Chicago - February 2011

[Yes, yes, I know:  individual weather events are not indicative of the climate, unless you're Bob Brown (that would be Dr Bob, right?), in which case you get to blame individual cyclones on coal miners and you get to blame individual floods in flood plane areas on coal miners.  For the rest of us, we must refrain from latching onto every little weather event as evidence of anything, as it would only serve to show our ignorance of science.]


  1. I can't remember the last time the remnants of a monster tropical cyclone dumped twice the monthly average of rain on Melbourne. I'd better get googling.

  2. Lol.. Spot on Caz...

    The Greens are saying that cyclone Yasi is a tragedy of climate change..

    WTF would they know?

    "Trends in tropical cyclone activity in the Australian region (south of equator; 105 - 160°E) show that the total number of cyclones has decreased in recent decades. However, the number of stronger cyclones (minimum central pressure less than 970 hPa) has not declined."

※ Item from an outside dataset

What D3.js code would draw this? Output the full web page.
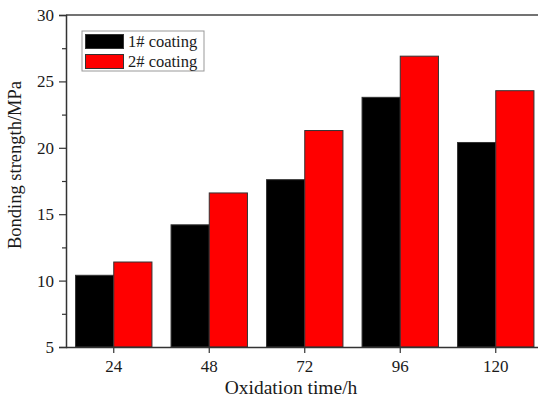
<!DOCTYPE html>
<html>
<head>
<meta charset="utf-8">
<script src="https://cdn.jsdelivr.net/npm/d3@7"></script>
<style>
  html, body { margin: 0; padding: 0; background: #fff; }
  svg { display: block; }
  text { font-family: "Liberation Serif", "Times New Roman", serif; fill: #1a1a1a; }
</style>
</head>
<body>
<svg id="chart" width="538" height="399"></svg>
<script>
const categories = ["24", "48", "72", "96", "120"];
const seriesNames = ["1# coating", "2# coating"];
const coating1 = [10.4, 14.2, 17.6, 23.8, 20.4];
const coating2 = [11.4, 16.6, 21.3, 26.9, 24.3];
const yTicks = [5, 10, 15, 20, 25, 30];
const yMinorTicks = [7.5, 12.5, 17.5, 22.5, 27.5];
const colors = ["#000000", "#ff0000"];

(function () {
const svg = d3.select("#chart");
const mLeft = 66, mTop = 15, mBottom = 347;
const mRight = 66 + 5 * 95.5;

const x = d3.scaleBand().domain(categories).range([mLeft, mRight]).padding(0);
const y = d3.scaleLinear().domain([5, 30]).range([mBottom, mTop]);
const barW = x.bandwidth() * 0.4;

// bars
const series = [coating1, coating2];
series.forEach((vals, si) => {
  svg.append("g").selectAll("rect")
    .data(vals)
    .join("rect")
    .attr("x", (d, i) => x(categories[i]) + x.bandwidth() / 2 + (si === 0 ? -barW : 0))
    .attr("y", d => y(d))
    .attr("width", barW)
    .attr("height", d => y(5) - y(d))
    .attr("fill", colors[si])
    .attr("stroke", "#333")
    .attr("stroke-width", 1);
});

// frame top line
svg.append("line")
  .attr("x1", mLeft).attr("x2", 540)
  .attr("y1", mTop).attr("y2", mTop)
  .attr("stroke", "#444").attr("stroke-width", 1.5);

// y axis
const yAxis = svg.append("g").attr("transform", `translate(${mLeft},0)`)
  .call(d3.axisLeft(y).tickValues(yTicks).tickSize(7).tickPadding(5).tickFormat(d3.format("d")));
yAxis.select(".domain").attr("stroke", "#333").attr("stroke-width", 1.5);
yAxis.selectAll(".tick line").attr("stroke", "#333").attr("stroke-width", 1.2);
yAxis.selectAll("text").style("font-size", "17px").attr("fill", "#1a1a1a");

const yMinor = svg.append("g").attr("transform", `translate(${mLeft},0)`)
  .call(d3.axisLeft(y).tickValues(yMinorTicks).tickSize(4).tickFormat(""));
yMinor.select(".domain").remove();
yMinor.selectAll(".tick line").attr("stroke", "#333").attr("stroke-width", 1.2);

// x axis
const xAxis = svg.append("g").attr("transform", `translate(0,${mBottom})`)
  .call(d3.axisBottom(x).tickSize(6).tickPadding(7).tickSizeOuter(0));
xAxis.select(".domain").attr("stroke", "#333").attr("stroke-width", 1.5)
  .attr("d", `M${mLeft},0.5H540`);
xAxis.selectAll(".tick line").attr("stroke", "#333").attr("stroke-width", 1.2);
xAxis.selectAll("text").style("font-size", "17px").attr("fill", "#1a1a1a");

// axis titles
svg.append("text")
  .attr("x", 291).attr("y", 394)
  .attr("text-anchor", "middle")
  .style("font-size", "19.5px")
  .text("Oxidation time/h");

svg.append("text")
  .attr("transform", `translate(21,165) rotate(-90)`)
  .attr("text-anchor", "middle")
  .style("font-size", "18.5px")
  .text("Bonding strength/MPa");

// legend
const lg = svg.append("g");
lg.append("rect")
  .attr("x", 82).attr("y", 31).attr("width", 122).attr("height", 40)
  .attr("fill", "#fff").attr("stroke", "#999").attr("stroke-width", 1);
seriesNames.forEach((name, i) => {
  const yy = 34.5 + i * 20;
  lg.append("rect")
    .attr("x", 85.5).attr("y", yy).attr("width", 38).attr("height", 14)
    .attr("fill", colors[i]).attr("stroke", "#333").attr("stroke-width", 1);
  lg.append("text")
    .attr("x", 128).attr("y", yy + 12)
    .style("font-size", "16.5px")
    .text(name);
});
})();
</script>
</body>
</html>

    Bureau of meteorology.

    WTF would anyone know... Really?

  3. geoff8:28 AM

    Here's a true cyclone story. A bloke I know lives in Brisbane with his partner and her teenage daughter. He has two kids of his own who live in Townsville with their mother. The oldest, a nine year old, was spendiing the school holidays with her dad in Brisbane when the house was flooded to the roofline. Her dad evacuated her back to Townsville in the morning, flying with her and then flying back the next day to help with the horrible mess. On Tuesday he flew again to Townsville, and evacuated the kids and their mother to Toowoombah to stay with grandparents, driving through the night and the next day in a hire car.

    Little Eva has been evacuated twice in three weeks. First from her dad's home in Brisbane and now her mother's home in Townsville.

  4. Jacob - Remnants of the cyclone also going to dump rain on Northern Territory.

    Hmm ... Northern Territory ... Melbourne?

    Weird, yeah?

    Kath - I noticed that sweet little things from the Australian Youth Coalition for the Environment (or something like that), were bleating after the floods about not wanting to live in a country like this if that was how the future looked. Poor petals. Imagine how quickly they would have needed to emigrate during the 1800's, when the flooding was nearly four metres higher than the recent Queensland episode.

    At least little Eva will have a good story for show and tell when she's back at school Geoff. Your friend must be exhausted; he sounds like a good man.

    I also liked the story about the toddler made famous in a pic from cyclone Tracy (on cover of mags, crying in the middle of his wrecked home) - more than 40 years later, guess where he's living ... smack bang in the midst of where Yasi hit in Queensland. Apparently he's seen more than a few cyclones in his time.

  5. I work on a gold mine south of Kalgoorlie and commented to others recently how odd it is for easterlies blowing off the interior, normally hot and dry, to be full of moisture and bring drizzle, this time of year. The culprit: remnants of Yasi. Her influence has been far reaching, affecting local climates well removed from her source and main Australian influence on the FNQ coast and local interior.

    I'm not sure about climate change (nobody is certain) but I do know that this summer started off with a negative IOD (Indian Ocean Dipole) event which results in greater rainfall for eastern/south eastern Australia due to warmer Indian Ocean waters, leading to evaporation and greater moisture levels being advected over the continent which results in rain-bearing clouds.
    IOD events, it has recently been discovered, have a greater influence and acts independently of any ENSO (El Nino Southern Oscillation - El Nino/La Nina) event.
    It’s the Indian Ocean (IOD) not Pacific Ocean (ENSO) that has the greater influence on the weather of Australia but the media has not yet picked up on it. I hope they will, most people have at least heard of El Nino.. very few have heard of the IOD.

    The initial summer negative IOD event coupled with a very strong La Nina strongest in almost a century) has led to greater levels of moisture available to the continent due to evaporation occurring from higher than normal Pacific and Indian Ocean sea surface temperatures (sst). Where previous years have seen lower sst, less available moisture and hot dry continental air the abundant moisture from evaporation has resulted in flooding up and down the east coast and warmer water (La Nina conditions) means a season with a chance of a greater number of Tropical Cyclones than normal.

    Really, it’s quite a shock to the system when one has been used to strong El Nino and positive IOD events (drought) for many years. It’s like Mother Nature has suddenly decided she needs to compensate for all the years of below average rainfall, in one short six month period.

  6. Dave - La Nina is getting surprisingly few mentions, and none of the "blame". Oh, sure, she's buried in lengthy pieces, a token mention, surrounded by lots of blathering about "evidence" of global warming / climate change / extreme weather events. La Nina and El Nino kind of slip through as being inconsequential, even though they're quite normal (and extreme) phenomena, and responsible for dry and wet spells aplenty.

    Cyclone Yasi, being the BIG one has dominated the blame game for weird and wet weather in other states. Much to my surprise, the smaller and almost ignored Cyclone Anthony has has also played a part.

    Your commentary about the influence of the Indian Ocean are educational, and illustrates how mainstream coverage and comments from those with vested interests are so knee-jerk, politically correct, and not founded on science ... certainly not founded on an understanding of climatic conditions or the weather.